What are the investment qualities you want? Lower costs; solid long-term performance and risk histories; liquid and tradeable (funds and ETFs, yes; non-traded REITs and complicated annuity products, no).
Plus, remember that what makes sense for you to hold right now may not be what’s best for you to hold down the road – don’t be afraid to change the investments and the allocation to keep pace with the changing market environment and your goals.
Social Security may be one of the more complicated systems out there. It has thousands of rules governing benefits and in some cases, there are hundreds of claiming strategy options for a married couple aged 62 or older.
You need to make sure you claim benefits via a strategy that makes sense for you (and your spouse) and not just claim benefits based on what your parents may have done or based on what someone from work is saying you should do.
Not doing this means you could be leaving thousands of dollars in Social Security benefits on the table.
Actually, make that 5 questions:
How’s my health and what’s my family medical history? If you’re in good health and your family members tend to live into their 90s, taking monthly payments may be the way to go.
Is my company’s plan well-funded? Take a look at your employer’s annual report to see what the pension funding ratio is. If it’s 80% or higher, the plan is in good shape – but if it’s lower, the plan may be in trouble.
What’s my break-even point? Figure out how long you can expect your money to last if you take the lump-sum buyout (and be sure to consider potential money earned from investments in this calculation). Then, consider whether you think you’ll live beyond this date. If so, monthly payments may be a better option for you.
How important is it to me to have control over my money? If you’re interested in making investments or leaving money from your pension for others when you’re gone, taking the lump-sum buyout could be the more attractive choice for you.
People are living longer, meaning higher healthcare costs and more time in retirement. The sooner you begin to plan for your healthcare costs in retirement, the better chance you have of not derailing your financial plan. Unplanned healthcare costs in retirement can be a primary reason many people fail to meet their retirement goals and objectives. Healthcare costs now represent the second-largest retiree expense (behind housing) and are the number-one cause of bankruptcy in retirement.
A 65-year-old healthy couple retiring this year, and covered by Medicare Parts B, D, and a supplemental insurance policy, will average lifetime retirement healthcare premium costs of $266,598. If you were to include their total health care (co-pays, dental, vision and all out-of-pockets), their costs would be $394,954. The problem is that most people believe that healthcare costs through retirement will only total somewhere between $50k and $200k.

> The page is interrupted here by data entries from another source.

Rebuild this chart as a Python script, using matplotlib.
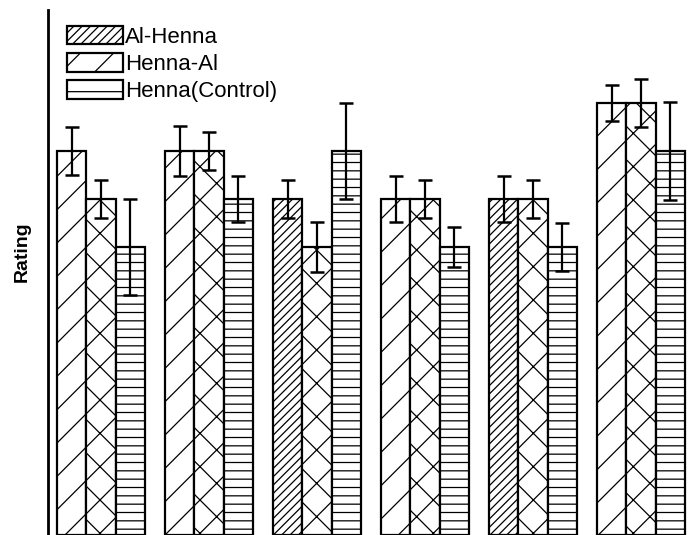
import matplotlib
matplotlib.use("Agg")
import matplotlib.pyplot as plt
import matplotlib.patches as mpatches
import numpy as np

plt.rcParams['font.family'] = ['Liberation Sans', 'DejaVu Sans']
plt.rcParams['hatch.linewidth'] = 0.9
plt.rcParams['hatch.color'] = 'black'

series = ["Al-Henna", "Henna-Al", "Henna(Control)"]
n_groups = 6
al_henna = [4.0, 4.0, 3.5, 3.5, 3.5, 4.5]
henna_al = [3.5, 4.0, 3.0, 3.5, 3.5, 4.5]
control = [3.0, 3.5, 4.0, 3.0, 3.0, 4.0]
al_henna_err = [0.25, 0.26, 0.20, 0.24, 0.24, 0.19]
henna_al_err = [0.20, 0.20, 0.26, 0.20, 0.20, 0.25]
control_err = [0.50, 0.24, 0.50, 0.21, 0.25, 0.51]

values = [al_henna, henna_al, control]
errors = [al_henna_err, henna_al_err, control_err]
hatches = [['/', '/', '////', '/', '////', '/'],
           ['x'] * 6,
           ['--'] * 6]
legend_hatches = ['////', '/', '-']

W, H = 688, 535
fig = plt.figure(figsize=(W / 100, H / 100), dpi=100)
ax = fig.add_axes([48 / W, 0, 640 / W, 525 / H])

x = np.arange(n_groups)
width = 0.27
for i in range(3):
    xs = x + (i - 1) * width
    for j in range(n_groups):
        ax.bar(xs[j], values[i][j], width=width, bottom=0, facecolor='white',
               edgecolor='black', linewidth=1.6, hatch=hatches[i][j], zorder=2)
    ax.errorbar(xs, values[i], yerr=errors[i], fmt='none', ecolor='black',
                elinewidth=1.6, capsize=4.8, capthick=1.8, zorder=3)

ax.set_xlim(-0.49, 5.435)
ax.set_ylim(0, 5.47)
for s in ['top', 'right', 'bottom']:
    ax.spines[s].set_visible(False)
ax.spines['left'].set_linewidth(2.0)
ax.set_xticks([])
ax.set_yticks([])

ax.set_ylabel("Rating", fontsize=14, fontweight='bold')
ax.yaxis.set_label_coords(-26 / 640, (535 - 252) / 525)
ax.yaxis.label.set_verticalalignment('center')

handles = [mpatches.Patch(facecolor='white', edgecolor='black', linewidth=1.6,
                          hatch=h, label=s) for h, s in zip(legend_hatches, series)]
leg = fig.legend(handles=handles, loc='upper left',
                 bbox_to_anchor=(67 / W, 1 - 26 / H), frameon=False,
                 fontsize=16, handlelength=2.5, handleheight=0.9,
                 handletextpad=0.12, labelspacing=0.24, borderpad=0,
                 borderaxespad=0)

fig.savefig("out.png", dpi=100)
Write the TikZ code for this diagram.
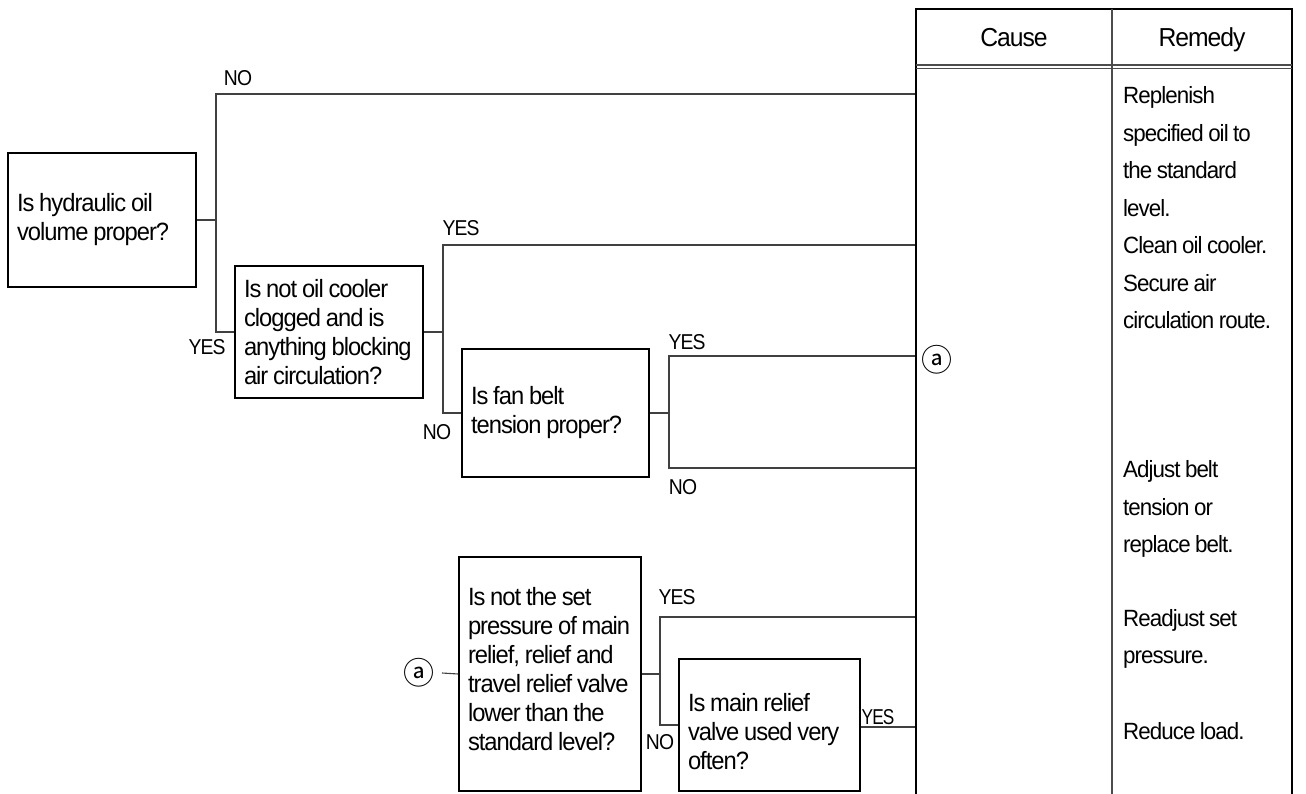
\documentclass[tikz,border=0pt]{standalone}
\usepackage{fontspec}
\setmainfont{Liberation Sans}[FakeStretch=0.95,LetterSpace=-4,WordSpace=0.85]
\newfontfamily\lblfont{Liberation Sans}[FakeStretch=0.9,LetterSpace=-4]
\newfontfamily\narrowfont{Liberation Sans}[FakeStretch=0.8,LetterSpace=-4]
\newfontfamily\circfont{Noto Sans CJK JP}
\newcommand\qfix{\spaceskip=0pt\relax\xspaceskip=0pt\relax\hyphenpenalty=10000\relax\exhyphenpenalty=10000\relax}
\begin{document}
\begin{tikzpicture}[x=1pt,y=-1pt,
  qbox/.style={draw=black, line width=1.6pt, rectangle, inner xsep=9pt, inner ysep=0pt, align=left, font=\fontsize{25}{29}\selectfont},
  conn/.style={draw=black!75, line width=1.1pt},
  lbl/.style={font=\lblfont\fontsize{21.5}{24}\selectfont, inner sep=0pt},
  nlbl/.style={font=\narrowfont\fontsize{21.5}{24}\selectfont, inner sep=0pt},
  rem/.style={font=\fontsize{23.5}{37.5}\selectfont, align=left, anchor=west, inner sep=0pt},
  hdr/.style={font=\fontsize{26}{30}\selectfont, inner sep=0pt, anchor=base},
  circ/.style={font=\circfont\fontsize{31}{32}\selectfont, inner sep=0pt},
  tabouter/.style={draw=black, line width=1.8pt},
  tabinner/.style={draw=black!70, line width=1.1pt}]
\useasboundingbox (0,0) rectangle (1306,794);

% question boxes
\node[qbox, minimum width=188pt, minimum height=134pt, text width=170pt] (q1) at (102,220) {\qfix Is hydraulic oil\\volume proper?};
\node[qbox, minimum width=188pt, minimum height=132pt, text width=170pt] (q2) at (329,332) {\qfix Is not oil cooler\\clogged and is\\anything blocking\\air circulation?};
\node[qbox, minimum width=187pt, minimum height=128pt, text width=169pt] (q3) at (555.5,413) {\qfix Is fan belt\\tension proper?};
\node[qbox, minimum width=182pt, minimum height=234pt, text width=164pt] (q4) at (550,674) {\qfix Is not the set\\pressure of main\\relief, relief and\\travel relief valve\\lower than the\\standard level?\rule[-10pt]{0pt}{10pt}};
\node[qbox, minimum width=181pt, minimum height=132pt, text width=163pt] (q5) at (769.5,725) {\qfix\rule{0pt}{31pt}Is main relief\\valve used very\\often?};

% junctions and table entry points
\coordinate (j1) at (216,220);
\coordinate (t1) at (916,94);
\coordinate (j2) at (443,332);
\coordinate (t2) at (916,245);
\coordinate (j3) at (669,413);
\coordinate (t3) at (916,356);
\coordinate (t4) at (916,468);
\coordinate (j4) at (660,674);
\coordinate (t5) at (916,617);
\coordinate (t6) at (916,727);

% circled a markers
\node[circ] (a1) at (937,360) {ⓐ};
\node[circ] (a2) at (419,673) {ⓐ};

% connectors
\draw[conn] (442,673) -- (q4.west);
\draw[conn] (q1.east) -- (j1) |- (t1);
\draw[conn] (j1) |- (q2.west);
\draw[conn] (q2.east) -- (j2) |- (t2);
\draw[conn] (j2) |- (q3.west);
\draw[conn] (q3.east) -- (j3) |- (t3);
\draw[conn] (j3) |- (t4);
\draw[conn] (q4.east) -- (j4) |- (t5);
\draw[conn] (j4) |- (q5.west);
\draw[conn] (q5.east |- t6) -- (t6);

% branch labels
\node[lbl] (l1) at (238,78) {NO};
\node[lbl] (l2) at (207,347) {YES};
\node[lbl] (l3) at (461,228) {YES};
\node[lbl] (l4) at (437,432) {NO};
\node[lbl] (l5) at (687,342) {YES};
\node[lbl] (l6) at (683,487) {NO};
\node[lbl] (l7) at (677,597) {YES};
\node[lbl] (l8) at (660,742) {NO};
\node[nlbl] (l9) at (878,717) {YES};

% table
\draw[tabouter] (916,794) -- (916,9) -- (1292,9) -- (1292,794);
\draw[tabinner] (1112,9) -- (1112,794);
\draw[tabinner] (916,65) -- (1292,65);
\draw[tabinner] (916,68.5) -- (1292,68.5);
\node[hdr] (hc) at (1014,47) {Cause};
\node[hdr] (hr) at (1202,47) {Remedy};

% remedies
\node[rem] (r1) at (1123,208) {Replenish\\specified oil to\\the standard\\level.\\Clean oil cooler.\\Secure air\\circulation route.};
\node[rem] (r2) at (1123,509) {Adjust belt\\tension or\\replace belt.};
\node[rem] (r3) at (1123,639) {Readjust set\\pressure.};
\node[rem] (r4) at (1123,731) {Reduce load.};
\end{tikzpicture}
\end{document}
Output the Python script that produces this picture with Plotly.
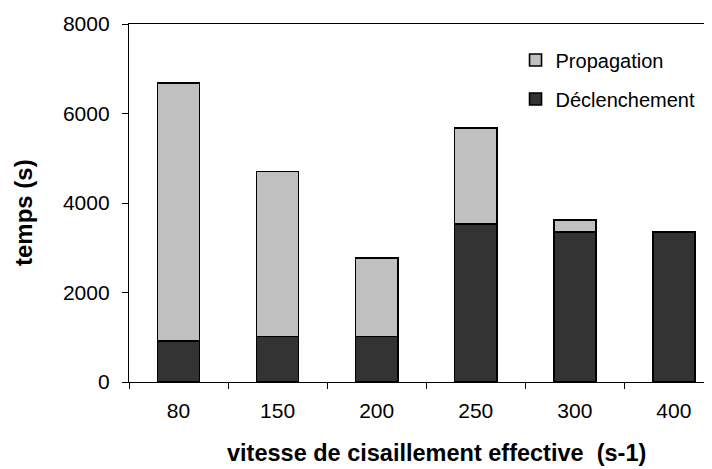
import plotly.graph_objects as go

categories = ["80", "150", "200", "250", "300", "400"]
declenchement = [920, 1020, 1020, 3530, 3350, 3350]
propagation = [5760, 3680, 1750, 2150, 270, 0]
y_ticks = [0, 2000, 4000, 6000, 8000]

FONT = "Liberation Sans, Arial, sans-serif"

fig = go.Figure()
fig.add_trace(go.Bar(
    x=categories, y=declenchement, name="Déclenchement",
    marker=dict(color="#333333", line=dict(color="black", width=1.6)),
    legendgroup="d", legendrank=2,
))
fig.add_trace(go.Bar(
    x=categories, y=propagation, name="Propagation",
    marker=dict(color="#C0C0C0", line=dict(color="black", width=1.6)),
    legendgroup="p", legendrank=1,
))

fig.update_layout(
    width=704, height=461,
    margin=dict(l=121, r=0, t=16, b=87),
    barmode="stack", bargap=0.575,
    plot_bgcolor="white", paper_bgcolor="white",
    font=dict(family=FONT, size=21, color="black"),
    showlegend=True,
    legend=dict(
        x=0.663, y=0.954, xanchor="left", yanchor="top",
        traceorder="grouped", tracegroupgap=10,
        font=dict(size=20), bgcolor="rgba(0,0,0,0)",
    ),
    xaxis=dict(
        type="category", range=[-0.5, 5.385],
        showline=True, linecolor="black", linewidth=1.3, mirror=True,
        ticks="outside", ticklen=6, tickcolor="black", tickwidth=1.3,
        tickson="boundaries", showgrid=False, zeroline=False,
        ticklabelstandoff=10,
    ),
    yaxis=dict(
        range=[0, 8000], tickvals=y_ticks,
        showline=True, linecolor="black", linewidth=1.3,
        ticks="outside", ticklen=6, tickcolor="black", tickwidth=1.3,
        showgrid=False, zeroline=False, ticklabelstandoff=8,
    ),
    annotations=[
        dict(text="<b>vitesse de cisaillement effective  (s-1)</b>",
             xref="paper", yref="paper", x=0.5274, y=-0.1983,
             xanchor="center", yanchor="middle", showarrow=False,
             font=dict(size=23.5)),
        dict(text="<b>temps (s)</b>",
             xref="paper", yref="paper", x=-0.1818, y=0.472,
             xanchor="center", yanchor="middle", showarrow=False,
             textangle=-90, font=dict(size=24)),
    ],
)

fig.write_html("out.html")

Build these costs into your long-term plan – either as a separate cost goal or as an inflation-adjusted monthly expense – and make sure you update these costs with each revision of that plan.
It can help to work with an advisor. Just make sure that advisor is a fiduciary.
A fiduciary is someone who is legally-obligated to act in your best interests. When it comes to your investments, money and your retirement, you deserve to work with someone who is going to look out for you and your family at all times throughout the relationship.
Planning for retirement is difficult enough – living in retirement turns out to be the real challenge for many Americans.
Consider the 10 items above and be sure to ask a professional for help when you need it to not outlive your retirement income.
That way, instead of hearing “You’re broke,” “You have to go back to work” or “You have to move in with your kids,” you’ll hear, “You have a real chance of having a fantastic retirement.”